In any event, Miller made it official Wednesday: He's going to run for another term, after all, in 2010.

It's a rare officeholder who can announce a re-election bid in a building that bears his name. But that's what Miller did, holding a news conference in the Thomas V. Mike Miller Senate Office Building, an event at which he was alternately emotional and jovial, combative and reflective.

"You get old," the 65-year-old Miller said by way of explaining how he has teared up of late when talking about his career. "You've got so many memories of people who have passed on. You stand on their shoulders."

At a time of increasingly buttoned-down, technocratic politicians, Miller remains old-school garrulous, prone to squeezing elbows and slapping backs. He was his usual voluble self Wednesday, spinning off so many anecdotes within stories and historical asides in the midst of personal observations that even he sometimes lost track of his discourse.

"What was your question again, Laura?" he had to ask The Sun's Laura Smitherman, whose query about any heirs apparent triggered a tale about the late state Sen. Clarence Blount being surprised to find books about Hitler in Miller's extensive personal library - the moral of the story being that one needs to understand evil in order to deal with it - before drawing an actual answer. (Yes, there are several heirs apparent for Senate president, but not necessarily for senator to represent his district in Prince George's and Calvert counties.)

Miller said he initially decided to leave at the end of his term after tiring of the increasingly rancorous tone of campaigning, and the "stalemate" that he felt in Annapolis during the previous administration of Gov. Robert L. Ehrlich Jr.

"I said to myself, 'Do I need this?'" he said.

Apparently, the answer is yes, especially now that he is "energized" by Ehrlich's successor, Gov. Martin O'Malley, and enjoying a more harmonious working relationship with his General Assembly counterpart and sometime combatant, House Speaker Michael E. Busch.

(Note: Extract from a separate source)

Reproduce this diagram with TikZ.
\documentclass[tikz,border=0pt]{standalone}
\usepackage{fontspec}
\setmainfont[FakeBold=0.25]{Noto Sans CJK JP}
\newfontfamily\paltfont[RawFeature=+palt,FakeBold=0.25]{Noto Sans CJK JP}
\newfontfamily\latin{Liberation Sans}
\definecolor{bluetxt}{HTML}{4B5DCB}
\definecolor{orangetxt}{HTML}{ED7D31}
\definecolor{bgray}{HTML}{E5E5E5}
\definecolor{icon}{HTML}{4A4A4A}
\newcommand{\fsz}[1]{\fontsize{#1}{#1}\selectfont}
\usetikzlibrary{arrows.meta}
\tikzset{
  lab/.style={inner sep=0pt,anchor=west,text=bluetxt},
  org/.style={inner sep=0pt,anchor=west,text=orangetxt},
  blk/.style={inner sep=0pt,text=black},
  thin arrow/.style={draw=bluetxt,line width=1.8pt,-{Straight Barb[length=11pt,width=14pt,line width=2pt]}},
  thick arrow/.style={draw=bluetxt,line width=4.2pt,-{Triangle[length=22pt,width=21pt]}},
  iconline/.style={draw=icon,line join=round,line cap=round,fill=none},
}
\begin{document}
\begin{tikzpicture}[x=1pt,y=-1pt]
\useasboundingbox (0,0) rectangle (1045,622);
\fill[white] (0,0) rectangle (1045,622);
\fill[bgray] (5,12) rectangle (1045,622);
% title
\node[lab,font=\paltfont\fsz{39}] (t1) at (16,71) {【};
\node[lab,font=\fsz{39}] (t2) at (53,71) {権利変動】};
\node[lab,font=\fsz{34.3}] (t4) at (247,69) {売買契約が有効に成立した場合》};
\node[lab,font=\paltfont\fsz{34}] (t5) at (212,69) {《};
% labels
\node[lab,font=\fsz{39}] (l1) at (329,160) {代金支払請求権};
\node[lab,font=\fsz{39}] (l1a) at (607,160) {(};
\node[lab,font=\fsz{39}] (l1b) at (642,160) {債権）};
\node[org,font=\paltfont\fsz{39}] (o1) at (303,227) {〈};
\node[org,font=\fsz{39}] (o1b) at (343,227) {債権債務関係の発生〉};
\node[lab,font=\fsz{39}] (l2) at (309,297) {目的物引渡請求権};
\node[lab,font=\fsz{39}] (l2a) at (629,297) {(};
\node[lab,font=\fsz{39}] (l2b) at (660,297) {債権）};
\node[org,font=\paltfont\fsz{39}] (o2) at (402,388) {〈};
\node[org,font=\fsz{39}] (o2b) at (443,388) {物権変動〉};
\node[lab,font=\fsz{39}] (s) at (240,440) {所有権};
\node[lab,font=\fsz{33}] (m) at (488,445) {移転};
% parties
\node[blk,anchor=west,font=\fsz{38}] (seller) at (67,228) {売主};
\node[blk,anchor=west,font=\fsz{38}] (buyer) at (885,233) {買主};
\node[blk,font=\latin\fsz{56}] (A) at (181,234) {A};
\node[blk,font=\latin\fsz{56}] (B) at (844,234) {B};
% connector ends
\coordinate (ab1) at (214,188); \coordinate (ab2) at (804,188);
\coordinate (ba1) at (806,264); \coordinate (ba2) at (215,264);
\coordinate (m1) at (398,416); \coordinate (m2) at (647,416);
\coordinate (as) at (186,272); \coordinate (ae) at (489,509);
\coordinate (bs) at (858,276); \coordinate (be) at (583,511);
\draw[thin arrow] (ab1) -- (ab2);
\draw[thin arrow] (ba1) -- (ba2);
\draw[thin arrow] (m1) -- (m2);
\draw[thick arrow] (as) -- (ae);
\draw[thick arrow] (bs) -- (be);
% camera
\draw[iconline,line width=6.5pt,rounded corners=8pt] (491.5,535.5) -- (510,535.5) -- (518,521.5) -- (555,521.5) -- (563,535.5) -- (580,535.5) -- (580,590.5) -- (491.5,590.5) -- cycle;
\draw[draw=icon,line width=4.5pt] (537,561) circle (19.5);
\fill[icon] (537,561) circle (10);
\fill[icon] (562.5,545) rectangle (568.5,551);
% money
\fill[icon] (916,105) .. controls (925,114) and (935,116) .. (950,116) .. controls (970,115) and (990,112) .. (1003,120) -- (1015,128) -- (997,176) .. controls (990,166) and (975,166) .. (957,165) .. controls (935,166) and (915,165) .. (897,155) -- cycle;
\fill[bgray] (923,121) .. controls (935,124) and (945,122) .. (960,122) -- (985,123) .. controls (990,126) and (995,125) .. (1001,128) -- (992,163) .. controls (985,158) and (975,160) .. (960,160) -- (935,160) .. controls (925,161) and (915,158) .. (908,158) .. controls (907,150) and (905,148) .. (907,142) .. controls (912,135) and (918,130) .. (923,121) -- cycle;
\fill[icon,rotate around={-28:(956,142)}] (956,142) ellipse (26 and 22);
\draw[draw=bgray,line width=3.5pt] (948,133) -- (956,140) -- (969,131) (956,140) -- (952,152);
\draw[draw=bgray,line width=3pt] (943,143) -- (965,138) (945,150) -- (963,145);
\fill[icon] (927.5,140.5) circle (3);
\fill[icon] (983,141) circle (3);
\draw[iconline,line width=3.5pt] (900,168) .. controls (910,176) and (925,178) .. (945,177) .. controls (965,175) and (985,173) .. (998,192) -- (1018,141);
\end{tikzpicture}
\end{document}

The question now is not so much what Miller needs, but what he wants. After 21 years as Senate president, the avid history buff already had his own place in the record books: He apparently has served in that capacity longer than anyone else in the state or nation. He's the Cal Ripken of his field at this point.

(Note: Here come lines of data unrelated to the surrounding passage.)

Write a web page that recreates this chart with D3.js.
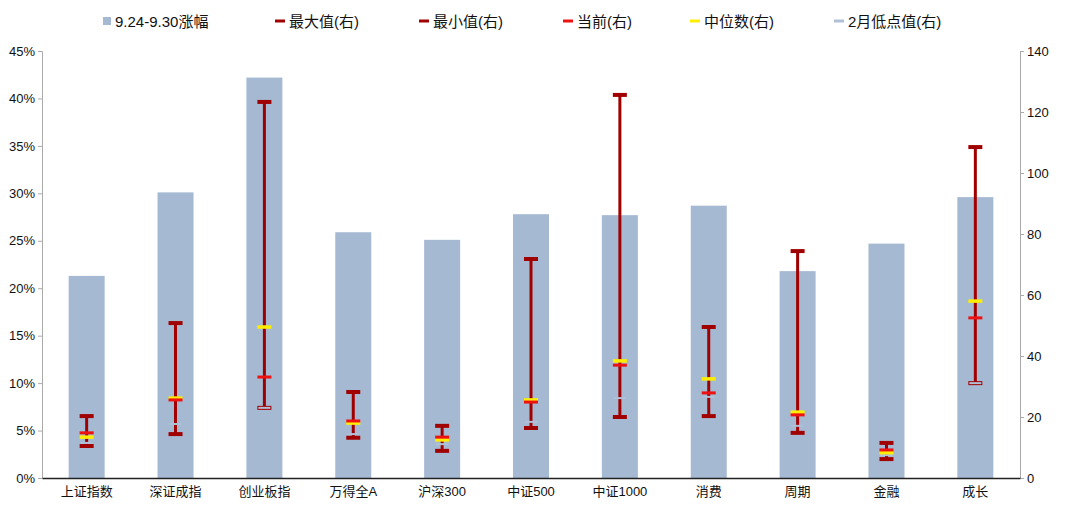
<!DOCTYPE html>
<html><head><meta charset="utf-8">
<script src="https://cdn.jsdelivr.net/npm/d3@7"></script>
<style>
body{margin:0;background:#fff;}
text{font-family:"Liberation Sans","Noto Sans CJK SC",sans-serif;}
</style></head>
<body><div id="chart"></div>
<script>
var categories = ["上证指数","深证成指","创业板指","万得全A","沪深300","中证500","中证1000","消费","周期","金融","成长"];
var rise = [21.3,30.1,42.2,25.9,25.1,27.8,27.7,28.7,21.8,24.7,29.6];
var maxVal = [20.3,50.8,123.3,28.2,17.1,71.8,125.6,49.5,74.4,11.5,108.5];
var minVal = [10.5,14.4,23.0,13.2,8.9,16.4,20.0,20.3,14.8,6.2,31.1];
var current = [14.8,25.6,33.1,18.7,13.4,24.9,37.0,27.9,20.7,9.2,52.5];
var median = [13.4,26.2,49.5,18.0,12.5,25.6,38.4,32.5,21.6,8.3,58.0];
var febLow = [11.5,17.7,23.0,14.4,11.1,18.4,26.2,26.6,17.1,7.5,31.1];
var leftTicks = [0,5,10,15,20,25,30,35,40,45];
var rightTicks = [0,20,40,60,80,100,120,140];

var svgWidth = 1080, svgHeight = 517;
var margin = {top: 51, right: 60, bottom: 39, left: 42};
var width = svgWidth - margin.left - margin.right;
var height = svgHeight - margin.top - margin.bottom;

var svg = d3.select("#chart").append("svg")
  .attr("width", svgWidth).attr("height", svgHeight);
var g = svg.append("g").attr("transform", `translate(${margin.left},${margin.top})`);

var x = d3.scaleBand().domain(categories).range([0, width]).paddingInner(0.595).paddingOuter(0.3);
var yL = d3.scaleLinear().domain([0, 45]).range([height, 0]);
var yR = d3.scaleLinear().domain([0, 140]).range([height, 0]);

// bars
g.selectAll(".bar").data(categories).enter().append("rect")
  .attr("x", d => x(d)).attr("width", x.bandwidth())
  .attr("y", (d, i) => yL(rise[i])).attr("height", (d, i) => height - yL(rise[i]))
  .attr("fill", "#a5b9d2");

// axes
var leftAxis = d3.axisLeft(yL).tickValues(leftTicks).tickFormat(d => d + "%").tickSize(4);
var rightAxis = d3.axisRight(yR).tickValues(rightTicks).tickSize(4);
var la = g.append("g").call(leftAxis);
var ra = g.append("g").attr("transform", `translate(${width},0)`).call(rightAxis);
[la, ra].forEach(a => {
  a.select(".domain").attr("stroke", "#aaa");
  a.selectAll(".tick line").attr("stroke", "#aaa");
  a.selectAll("text").attr("font-size", 13).attr("fill", "#111");
});
var xa = g.append("g").attr("transform", `translate(0,${height})`)
  .call(d3.axisBottom(x).tickSize(0).tickPadding(9));
xa.select(".domain").attr("stroke", "#222").attr("stroke-width", 1.5);
xa.selectAll("text").attr("font-size", 13).attr("fill", "#111");

// error bars
var cx = d => x(d) + x.bandwidth() / 2;
var eb = g.selectAll(".eb").data(categories).enter().append("g");
eb.append("line").attr("x1", cx).attr("x2", cx)
  .attr("y1", (d, i) => yR(maxVal[i])).attr("y2", (d, i) => yR(minVal[i]))
  .attr("stroke", "#a00000").attr("stroke-width", 3);
function mark(arr, color, w, sw) {
  eb.append("line")
    .attr("x1", d => cx(d) - w / 2).attr("x2", d => cx(d) + w / 2)
    .attr("y1", (d, i) => yR(arr[i])).attr("y2", (d, i) => yR(arr[i]))
    .attr("stroke", color).attr("stroke-width", sw);
}
mark(maxVal, "#a00000", 14, 4);
mark(minVal, "#a00000", 14, 4);
mark(febLow, "#b0c0d8", 12, 2);
mark(median, "#ffee00", 14, 3.5);
mark(current, "#ee1111", 14, 3);

// legend
var legend = [
  {t: "9.24-9.30涨幅", c: "#a5b9d2", x: 103, sq: true},
  {t: "最大值(右)", c: "#a00000", x: 275},
  {t: "最小值(右)", c: "#a00000", x: 419},
  {t: "当前(右)", c: "#ee1111", x: 563},
  {t: "中位数(右)", c: "#ffee00", x: 690},
  {t: "2月低点值(右)", c: "#b0c0d8", x: 834}
];
var lg = svg.selectAll(".lg").data(legend).enter().append("g");
lg.filter(d => d.sq).append("rect").attr("x", d => d.x).attr("y", 17).attr("width", 8).attr("height", 8).attr("fill", d => d.c);
lg.filter(d => !d.sq).append("line").attr("x1", d => d.x).attr("x2", d => d.x + 10)
  .attr("y1", 21).attr("y2", 21).attr("stroke", d => d.c).attr("stroke-width", 3);
lg.append("text").attr("x", d => d.x + (d.sq ? 12 : 14)).attr("y", 27)
  .attr("font-size", 15).attr("fill", "#111").text(d => d.t);
</script></body></html>
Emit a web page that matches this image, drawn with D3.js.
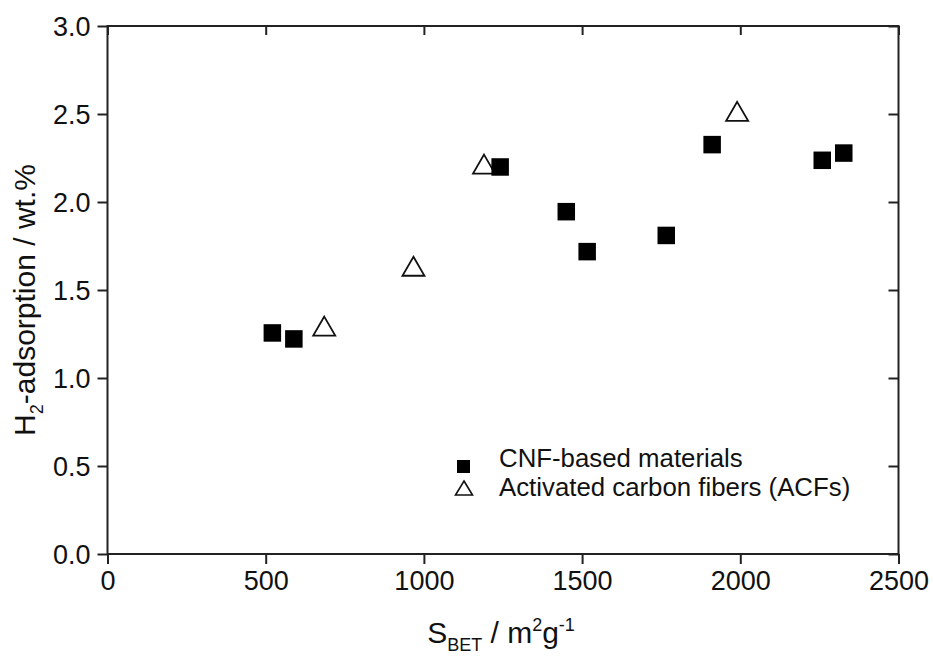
<!DOCTYPE html>
<html><head><meta charset="utf-8">
<script src="https://cdn.jsdelivr.net/npm/d3@7"></script>
<style>
body{margin:0;background:#fff;}
svg{display:block;font-family:"Liberation Sans",Arial,sans-serif;}
</style></head>
<body>
<script>
const cnfX = [521, 589, 1241, 1450, 1516, 1766, 1911, 2259, 2327];
const cnfY = [1.256, 1.222, 2.199, 1.945, 1.718, 1.81, 2.326, 2.237, 2.278];
const acfX = [685, 967, 1190, 1990];
const acfY = [1.295, 1.635, 2.215, 2.515];
const xTicks = [0, 500, 1000, 1500, 2000, 2500];
const yTicks = [0.0, 0.5, 1.0, 1.5, 2.0, 2.5, 3.0];
const legendLabels = ["CNF-based materials", "Activated carbon fibers (ACFs)"];

const W = 933, H = 662;
const svg = d3.select("body").append("svg").attr("width", W).attr("height", H);
const x = d3.scaleLinear().domain([0, 2500]).range([107.5, 898.5]);
const y = d3.scaleLinear().domain([0, 3]).range([554, 26]);
const fs = 27;

const axB = svg.append("g").attr("transform", `translate(0,${y(0)})`)
  .call(d3.axisBottom(x).tickValues(xTicks).tickSize(10).tickPadding(5).tickFormat(d3.format("d")));
const axL = svg.append("g").attr("transform", `translate(${x(0)},0)`)
  .call(d3.axisLeft(y).tickValues(yTicks).tickSize(10).tickPadding(7).tickFormat(d3.format(".1f")));
const axT = svg.append("g").attr("transform", `translate(0,${y(3)})`)
  .call(d3.axisBottom(x).tickValues(xTicks).tickSize(9).tickFormat(""));
const axR = svg.append("g").attr("transform", `translate(${x(2500)},0)`)
  .call(d3.axisLeft(y).tickValues(yTicks).tickSize(10).tickFormat(""));
[axB, axL, axT, axR].forEach(a => {
  a.select(".domain").attr("stroke", "#222").attr("stroke-width", 2).attr("d", null);
  a.selectAll(".tick line").attr("stroke", "#222").attr("stroke-width", 2);
  a.selectAll("text").attr("fill", "#111").style("font-size", fs + "px").style("font-family", "'Liberation Sans',Arial,sans-serif");
});
// frame
svg.append("rect").attr("x", x(0)).attr("y", y(3)).attr("width", x(2500) - x(0)).attr("height", y(0) - y(3))
  .attr("fill", "none").attr("stroke", "#222").attr("stroke-width", 2);
axL.selectAll("text").attr("dy", "0.36em");
axB.selectAll("text").attr("dy", "0.76em");

const tri = (hw, hh) => `M0,${-hh}L${hw},${hh}L${-hw},${hh}Z`;

// ACF triangles
svg.append("g").selectAll("path").data(acfX).join("path")
  .attr("d", tri(11, 9.5))
  .attr("transform", (d, i) => `translate(${x(d)},${y(acfY[i])})`)
  .attr("fill", "#fff").attr("stroke", "#111").attr("stroke-width", 1.8);

// CNF squares
const s = 17.5;
svg.append("g").selectAll("rect").data(cnfX).join("rect")
  .attr("x", d => x(d) - s / 2).attr("y", (d, i) => y(cnfY[i]) - s / 2)
  .attr("width", s).attr("height", s).attr("fill", "#000");

// legend
const lg = svg.append("g");
lg.append("rect").attr("x", 457).attr("y", 460).attr("width", 13).attr("height", 13).attr("fill", "#000");
lg.append("path").attr("d", tri(8.5, 7)).attr("transform", "translate(464,488)")
  .attr("fill", "#fff").attr("stroke", "#111").attr("stroke-width", 1.6);
lg.selectAll("text").data(legendLabels).join("text")
  .attr("x", 499).attr("y", (d, i) => 467 + i * 28.5)
  .style("font-size", "25.8px").attr("fill", "#111").text(d => d);

// y axis title
const yt = svg.append("text").attr("transform", `translate(35,300) rotate(-90)`)
  .attr("text-anchor", "middle").style("font-size", "30px").attr("fill", "#111");
yt.append("tspan").text("H");
yt.append("tspan").attr("dy", 8).style("font-size", "18px").text("2");
yt.append("tspan").attr("dy", -8).text("-adsorption / wt.%");

// x axis title
const xt = svg.append("text").attr("x", 501).attr("y", 643)
  .attr("text-anchor", "middle").style("font-size", "30px").attr("fill", "#111");
xt.append("tspan").text("S");
xt.append("tspan").attr("dy", 8).style("font-size", "18px").text("BET");
xt.append("tspan").attr("dy", -8).text(" / m");
xt.append("tspan").attr("dy", -12).style("font-size", "18px").text("2");
xt.append("tspan").attr("dy", 12).text("g");
xt.append("tspan").attr("dy", -12).style("font-size", "18px").text("-1");
</script>
</body></html>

Additionally, with the slots referendum on the ballot this November, the issue that has long been the obsession of Annapolis, with Miller as its staunchest proponent, is finally headed toward some sort of conclusion.

So what's keeping him? Miller didn't identify any specific issues, and he rejected suggestions that it was either slots or the recent woes of one of those heirs apparent - Budget and Taxation Committee Chairman Ulysses Currie, who is being investigated in an FBI probe.

The closest Miller got to explaining his sticking around came when he compared himself to an actor: "You have to have a good exit."

At this point, having pushed, with O'Malley and Busch, the highly unpopular tax increases of last year's special session, perhaps Miller is loath to have that among the last entries in his personal political history. Miller acknowledged the toll on O'Malley, in particular, who has seen his poll numbers plummet in the wake of the higher taxes, and the Senate president pledged to "get his ratings" back up.

Ah, now there's a task that could take some time, even for a king.

But then, as a fellow royal once said, "Uneasy lies the head that wears a crown."